Early on, I gave the actors an informal presentation of my casebook and some of the most relevant research. From there, blocking began, and I took a seat next to the director. First and foremost, I was there to answer questions: questions about terms, about history, about the meaning and significance of a scene. I sat with a legal pad and scribbled down notes about patterns and discontinuity and confusing moments. I continued to pull information for my casebook. I helped make cuts to the piece. I developed a program note. And I created a lobby display. During rehearsals, I was relatively quiet; and every once in a while, the director would turn to me and say, "What do you think?"

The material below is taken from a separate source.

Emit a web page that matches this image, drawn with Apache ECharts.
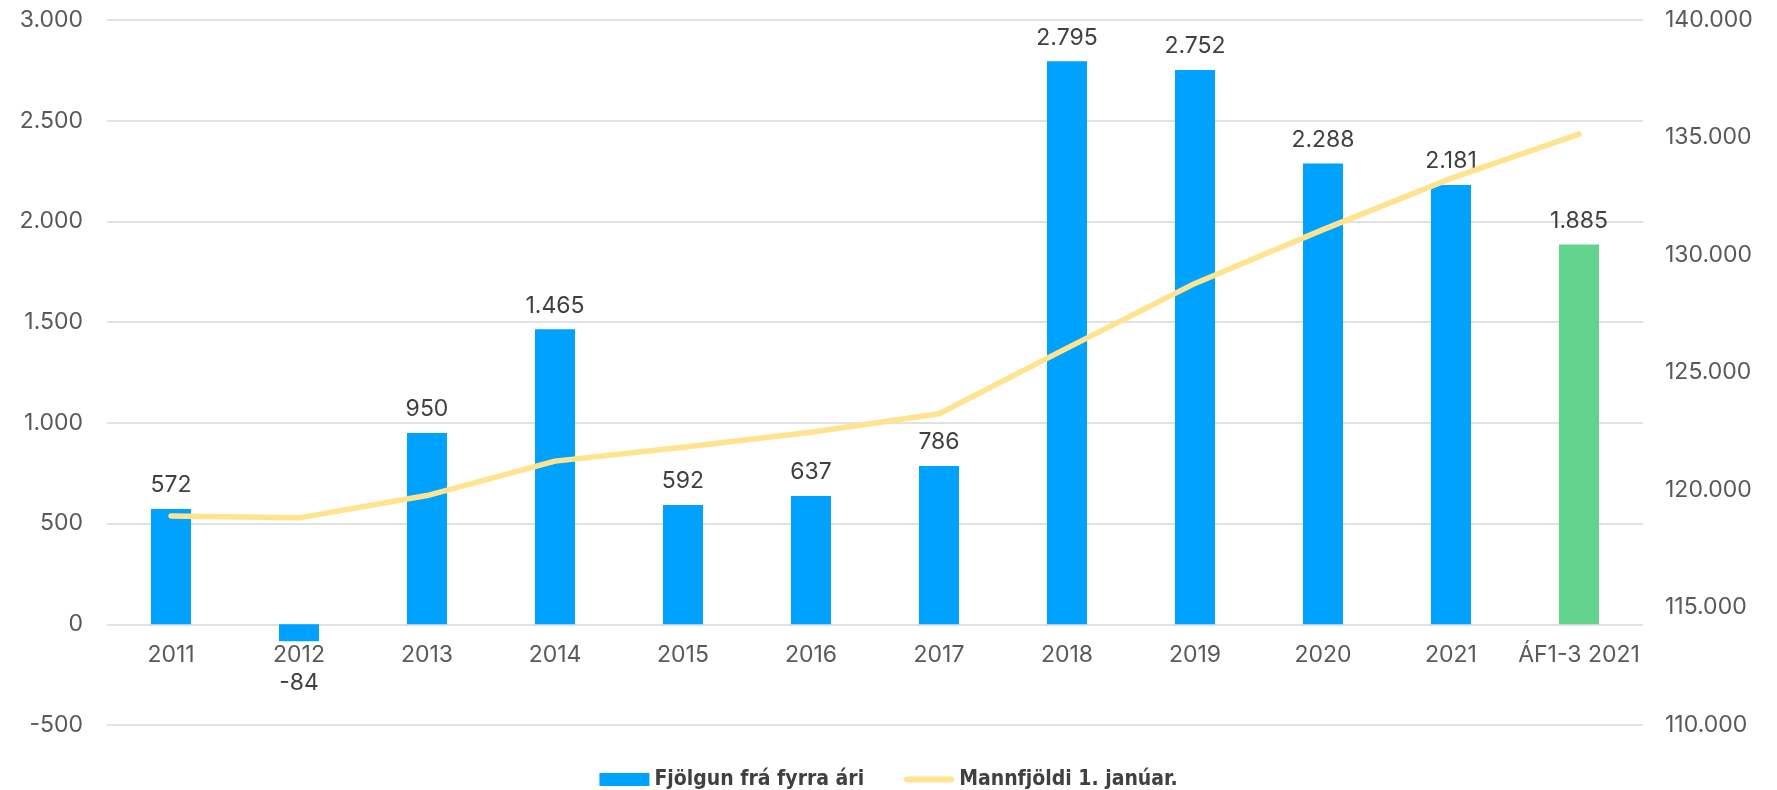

I like to imagine dramaturgs as advisors of a sort. We don't make choices for directors, we don't "fix" plays, and we don't tell designers how to design. We observe. We ask questions. We put up red flags. We keep one foot in the production, and we keep the other one in the world of the audience. Our job is to see the play from every angle and then some. We help build a foundation for the play to stand on, to become "ghost lights" on the adventure of discovery.
I want to close by looking at the quote I used at the beginning of this blog entry and elaborating, if you'll forgive the analogy. When we have a script, we have a skeleton -- the framework for a production but certainly not the finished product. Designers flesh it out, providing padding and a shell in which this skeleton can live, and the director conducts the creation of this body. The actors enter, breathe life into its lungs -- and it's the dramaturgy that gives the production the rich blood it needs to beat its heart and light a fire in its veins.